==== Available data
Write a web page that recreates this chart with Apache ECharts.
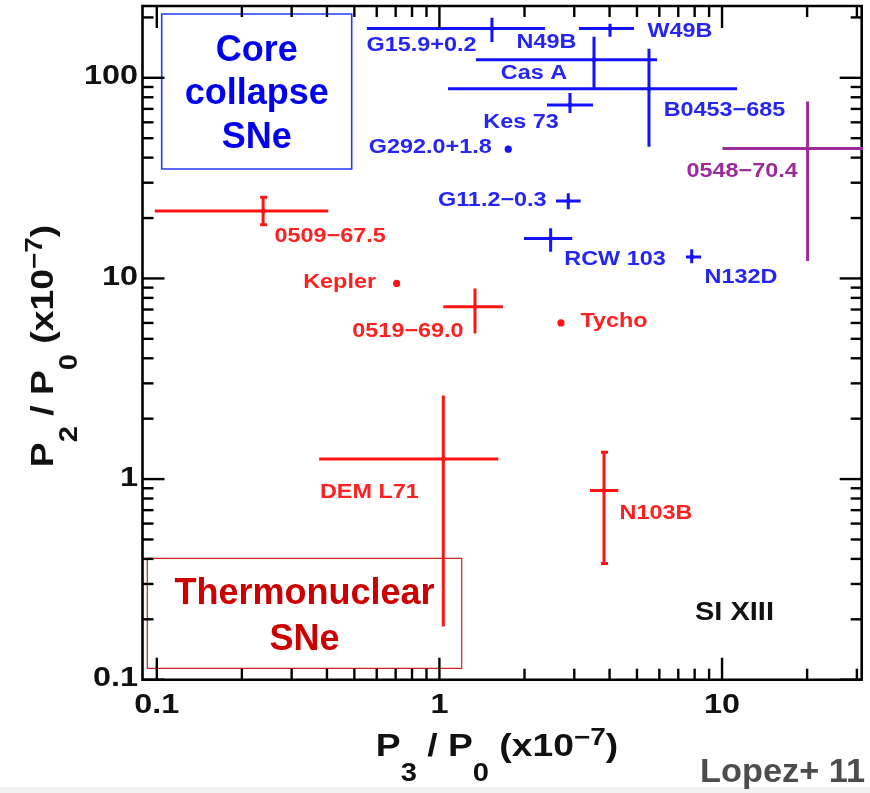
<!DOCTYPE html>
<html><head><meta charset="utf-8">
<script src="https://cdn.jsdelivr.net/npm/echarts@6/dist/echarts.min.js"></script>
<style>html,body{margin:0;padding:0;background:#fff}#c{width:870px;height:793px}</style>
</head><body><div id="c"></div>
<script>
// ---------------- data ----------------
const names  = ['G15.9+0.2','W49B','N49B','B0453\u2212685','Kes 73','G292.0+1.8','G11.2\u22120.3','RCW 103','N132D','0548\u221270.4','0509\u221267.5','Kepler','0519\u221269.0','Tycho','DEM L71','N103B'];
const groups = ['cc','cc','cc','cc','cc','cc','cc','cc','cc','mixed','ia','ia','ia','ia','ia','ia'];
const xVal = [1.534, 4.014, 3.523, 5.514, 2.897, 1.752, 2.857, 2.475, 7.81, 20.08, 0.2378, 0.7055, 1.336, 2.692, 1.032, 3.822];
const yVal = [176, 176, 123, 88.1, 73.3, 44.1, 24.3, 15.8, 12.8, 44.4, 21.7, 9.44, 7.22, 6.0, 1.26, 0.877];
const xLo  = [0.554, 3.117, 1.346, 1.072, 2.402, null, 2.585, 1.991, 7.456, 10.03, 0.0984, null, 1.032, null, 0.3754, 3.41];
const xHi  = [2.363, 4.88, 5.888, 11.30, 3.494, null, 3.161, 2.952, 8.425, 40, 0.4042, null, 1.678, null, 1.615, 4.295];
const yLo  = [151, 160, 88.1, 45.3, 66.8, null, 22.1, 13.6, 11.9, 12.2, 18.5, null, 5.31, null, 0.184, 0.380];
const yHi  = [199, 186, 160, 139.6, 84.1, null, 26.6, 17.8, 13.96, 76.1, 25.4, null, 8.92, null, 2.61, 1.36];

const xMajorTicks = [0.1, 1, 10];
const xTickLabels = ['0.1', '1', '10'];
const xMinorTicks = [0.2,0.3,0.4,0.5,0.6,0.7,0.8,0.9, 2,3,4,5,6,7,8,9, 20,30];
const yMajorTicks = [0.1, 1, 10, 100];
const yTickLabels = ['0.1', '1', '10', '100'];
const yMinorTicks = [0.2,0.3,0.4,0.5,0.6,0.7,0.8,0.9, 2,3,4,5,6,7,8,9, 20,30,40,50,60,70,80,90, 200];

// ---------------- style / layout ----------------
const FONT = "'Liberation Sans', Arial, Helvetica, sans-serif";
const LINE_COL = {cc:'#1212ff', ia:'#ff1414', mixed:'#9a2c9c'};
const TEXT_COL = {cc:'#2525f5', ia:'#ff2020', mixed:'#9a2c9c'};
const LABEL_OFFSETS = {
  'G15.9+0.2':[-70.5,17], 'W49B':[70,2.5], 'N49B':[-47.5,-17.5], 'B0453\u2212685':[75.5,22],
  'Kes 73':[-49,18], 'G292.0+1.8':[-78,-2], 'G11.2\u22120.3':[-76,-1], 'RCW 103':[64.3,21],
  'N132D':[49.3,20.6], '0548\u221270.4':[-65.5,23.3], '0509\u221267.5':[67,26], 'Kepler':[-57,-0.6],
  '0519\u221269.0':[-67,25], 'Tycho':[53,-1], 'DEM L71':[-74,34], 'N103B':[52,23]
};
const EXTRA_LABELS = [{text:'Cas A', anchor:'N49B', dx:-60, dy:13.3}];
const CAPPED = ['0509\u221267.5', 'N103B'];
const MAJOR_LEN = 22, MINOR_LEN = 11, TICK_W = 2.4;
const LABEL_SX = 1.17;

function txt(x, y, text, size, fill, align, vAlign, sx, lh) {
  const st = {
    text:text, fill:fill, fontSize:size, fontWeight:'bold', fontFamily:FONT,
    align:align, textAlign:align, verticalAlign:vAlign, textVerticalAlign:vAlign
  };
  if (lh) st.lineHeight = lh;
  return {type:'text', x:x, y:y, scaleX: sx || 1, style:st};
}

function renderXTick(params, api) {
  const cs = params.coordSys;
  const px = api.coord([api.value(0), 1])[0];
  const major = api.value(2) === 1;
  const len = major ? MAJOR_LEN : MINOR_LEN;
  const b = cs.y + cs.height, t = cs.y;
  const ch = [
    {type:'line', shape:{x1:px, y1:b, x2:px, y2:b - len}, style:{stroke:'#000', lineWidth:TICK_W}},
    {type:'line', shape:{x1:px, y1:t, x2:px, y2:t + len}, style:{stroke:'#000', lineWidth:TICK_W}}
  ];
  if (major) ch.push(txt(px, b + 26.3, xTickLabels[api.value(3)], 27, '#111', 'center', 'middle', 1.2));
  return {type:'group', children:ch};
}
function renderYTick(params, api) {
  const cs = params.coordSys;
  const py = api.coord([1, api.value(1)])[1];
  const major = api.value(2) === 1;
  const len = major ? MAJOR_LEN : MINOR_LEN;
  const l = cs.x, r = cs.x + cs.width;
  const ch = [
    {type:'line', shape:{x1:l, y1:py, x2:l + len, y2:py}, style:{stroke:'#000', lineWidth:TICK_W}},
    {type:'line', shape:{x1:r, y1:py, x2:r - len, y2:py}, style:{stroke:'#000', lineWidth:TICK_W}}
  ];
  if (major) ch.push(txt(l - 4.5, py - 1, yTickLabels[api.value(3)], 27, '#111', 'right', 'middle', 1.2));
  return {type:'group', children:ch};
}
function renderPoint(params, api) {
  const i = api.value(6);
  const name = names[i];
  const lc = LINE_COL[groups[i]], tc = TEXT_COL[groups[i]];
  const c = api.coord([api.value(0), api.value(1)]);
  const xl = api.coord([api.value(2), api.value(1)])[0];
  const xh = api.coord([api.value(3), api.value(1)])[0];
  const yl = api.coord([api.value(0), api.value(4)])[1];
  const yh = api.coord([api.value(0), api.value(5)])[1];
  const st = {stroke:lc, lineWidth:3};
  const ch = [];
  const hasErr = (xh - xl > 0.5) || (yl - yh > 0.5);
  if (xh - xl > 0.5) ch.push({type:'line', shape:{x1:xl, y1:c[1], x2:xh, y2:c[1]}, style:st});
  if (yl - yh > 0.5) {
    ch.push({type:'line', shape:{x1:c[0], y1:yl, x2:c[0], y2:yh}, style:st});
    if (CAPPED.indexOf(name) >= 0) {
      ch.push({type:'line', shape:{x1:c[0]-3, y1:yl, x2:c[0]+4, y2:yl}, style:st});
      ch.push({type:'line', shape:{x1:c[0]-3, y1:yh, x2:c[0]+4, y2:yh}, style:st});
    }
  }
  ch.push({type:'circle', shape:{cx:c[0], cy:c[1], r: hasErr ? 2.4 : 3.6}, style:{fill:lc}});
  const off = LABEL_OFFSETS[name];
  if (off) ch.push(txt(c[0] + off[0], c[1] + off[1], name, 20, tc, 'center', 'middle', LABEL_SX));
  EXTRA_LABELS.forEach(function (e) {
    if (e.anchor === name) ch.push(txt(c[0] + e.dx, c[1] + e.dy, e.text, 20, tc, 'center', 'middle', LABEL_SX));
  });
  return {type:'group', children:ch};
}

const xTickData = xMajorTicks.map(function (v, i) { return [v, 1, 1, i]; })
  .concat(xMinorTicks.map(function (v) { return [v, 1, 0, -1]; }));
const yTickData = yMajorTicks.map(function (v, i) { return [1, v, 1, i]; })
  .concat(yMinorTicks.map(function (v) { return [1, v, 0, -1]; }));
const pointData = names.map(function (n, i) {
  return [xVal[i], yVal[i],
    xLo[i] == null ? xVal[i] : xLo[i], xHi[i] == null ? xVal[i] : xHi[i],
    yLo[i] == null ? yVal[i] : yLo[i], yHi[i] == null ? yVal[i] : yHi[i], i];
});

// axis title built from measured pieces (main, subscript, superscript)
const measureCtx = document.createElement('canvas').getContext('2d');
function axisTitle(sub, cx, cy, rot) {
  const pieces = [
    {t:'P', size:32, dy:0}, {t:sub, size:25, dy:26.5}, {t:' / P', size:32, dy:0},
    {t:'0', size:25, dy:26.5}, {t:' (x10', size:32, dy:0}, {t:'\u22127', size:24, dy:-9},
    {t:')', size:32, dy:0}
  ];
  let total = 0;
  pieces.forEach(function (p) {
    measureCtx.font = 'bold ' + p.size + 'px ' + FONT;
    p.w = measureCtx.measureText(p.t).width;
    p.x = total; total += p.w;
  });
  const children = pieces.map(function (p) {
    return txt(p.x - total / 2, p.dy, p.t, p.size, '#111', 'left', 'middle', 1);
  });
  return {type:'group', x:cx, y:cy, rotation:rot, scaleX:1.165, children:children};
}

const chart = echarts.init(document.getElementById('c'), null, {renderer:'canvas'});
chart.setOption({
  animation:false,
  backgroundColor:'#fff',
  grid:{left:142.5, top:6, right:8.3, bottom:113.3, show:true, borderColor:'#000', borderWidth:2.6, backgroundColor:'transparent'},
  xAxis:{type:'log', logBase:10, min:0.089, max:31.2, axisLine:{show:false}, axisTick:{show:false}, axisLabel:{show:false}, splitLine:{show:false}},
  yAxis:{type:'log', logBase:10, min:0.1, max:228, axisLine:{show:false}, axisTick:{show:false}, axisLabel:{show:false}, splitLine:{show:false}},
  series:[
    {type:'custom', name:'xticks', data:xTickData, encode:{x:0, y:1}, renderItem:renderXTick, clip:false, silent:true, z:5},
    {type:'custom', name:'yticks', data:yTickData, encode:{x:0, y:1}, renderItem:renderYTick, clip:false, silent:true, z:5},
    {type:'custom', name:'points', data:pointData, encode:{x:0, y:1}, renderItem:renderPoint, clip:true, silent:true, z:3}
  ],
  graphic:[
    {type:'rect', shape:{x:0, y:787, width:870, height:6}, style:{fill:'#f2f2f2'}, z:-1},
    {type:'rect', shape:{x:161.7, y:14, width:190, height:155}, style:{fill:'transparent', stroke:'#1f3df5', lineWidth:1.6}},
    txt(256.7, 94.5, 'Core\ncollapse\nSNe', 36, '#0000ee', 'center', 'middle', 1, 43.6),
    {type:'rect', shape:{x:147.3, y:558.3, width:314.4, height:110}, style:{fill:'transparent', stroke:'#d42020', lineWidth:1.2}},
    txt(304.5, 617, 'Thermonuclear\nSNe', 36, '#cc0000', 'center', 'middle', 1, 46.5),
    txt(734.5, 613.5, 'SI XIII', 25, '#111', 'center', 'middle', 1.16),
    txt(865, 773, 'Lopez+ 11', 33, '#4d4d4d', 'right', 'middle', 1.04),
    axisTitle('3', 497, 747.5, 0),
    axisTitle('2', 44, 346, Math.PI / 2)
  ]
});
</script>
</body></html>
========
• [Work to complete]
Give again, word for word, every line from the top of the data above to the line holding "2,3,4,5,6,7,8,9, 20,30,40,50,60,70,80,90, 200];", inclusive, with the pictures left out.

• [Response to the exercise]
Write a web page that recreates this chart with Apache ECharts.
<!DOCTYPE html>
<html><head><meta charset="utf-8">
<script src="https://cdn.jsdelivr.net/npm/echarts@6/dist/echarts.min.js"></script>
<style>html,body{margin:0;padding:0;background:#fff}#c{width:870px;height:793px}</style>
</head><body><div id="c"></div>
<script>
// ---------------- data ----------------
const names  = ['G15.9+0.2','W49B','N49B','B0453\u2212685','Kes 73','G292.0+1.8','G11.2\u22120.3','RCW 103','N132D','0548\u221270.4','0509\u221267.5','Kepler','0519\u221269.0','Tycho','DEM L71','N103B'];
const groups = ['cc','cc','cc','cc','cc','cc','cc','cc','cc','mixed','ia','ia','ia','ia','ia','ia'];
const xVal = [1.534, 4.014, 3.523, 5.514, 2.897, 1.752, 2.857, 2.475, 7.81, 20.08, 0.2378, 0.7055, 1.336, 2.692, 1.032, 3.822];
const yVal = [176, 176, 123, 88.1, 73.3, 44.1, 24.3, 15.8, 12.8, 44.4, 21.7, 9.44, 7.22, 6.0, 1.26, 0.877];
const xLo  = [0.554, 3.117, 1.346, 1.072, 2.402, null, 2.585, 1.991, 7.456, 10.03, 0.0984, null, 1.032, null, 0.3754, 3.41];
const xHi  = [2.363, 4.88, 5.888, 11.30, 3.494, null, 3.161, 2.952, 8.425, 40, 0.4042, null, 1.678, null, 1.615, 4.295];
const yLo  = [151, 160, 88.1, 45.3, 66.8, null, 22.1, 13.6, 11.9, 12.2, 18.5, null, 5.31, null, 0.184, 0.380];
const yHi  = [199, 186, 160, 139.6, 84.1, null, 26.6, 17.8, 13.96, 76.1, 25.4, null, 8.92, null, 2.61, 1.36];

const xMajorTicks = [0.1, 1, 10];
const xTickLabels = ['0.1', '1', '10'];
const xMinorTicks = [0.2,0.3,0.4,0.5,0.6,0.7,0.8,0.9, 2,3,4,5,6,7,8,9, 20,30];
const yMajorTicks = [0.1, 1, 10, 100];
const yTickLabels = ['0.1', '1', '10', '100'];
const yMinorTicks = [0.2,0.3,0.4,0.5,0.6,0.7,0.8,0.9, 2,3,4,5,6,7,8,9, 20,30,40,50,60,70,80,90, 200];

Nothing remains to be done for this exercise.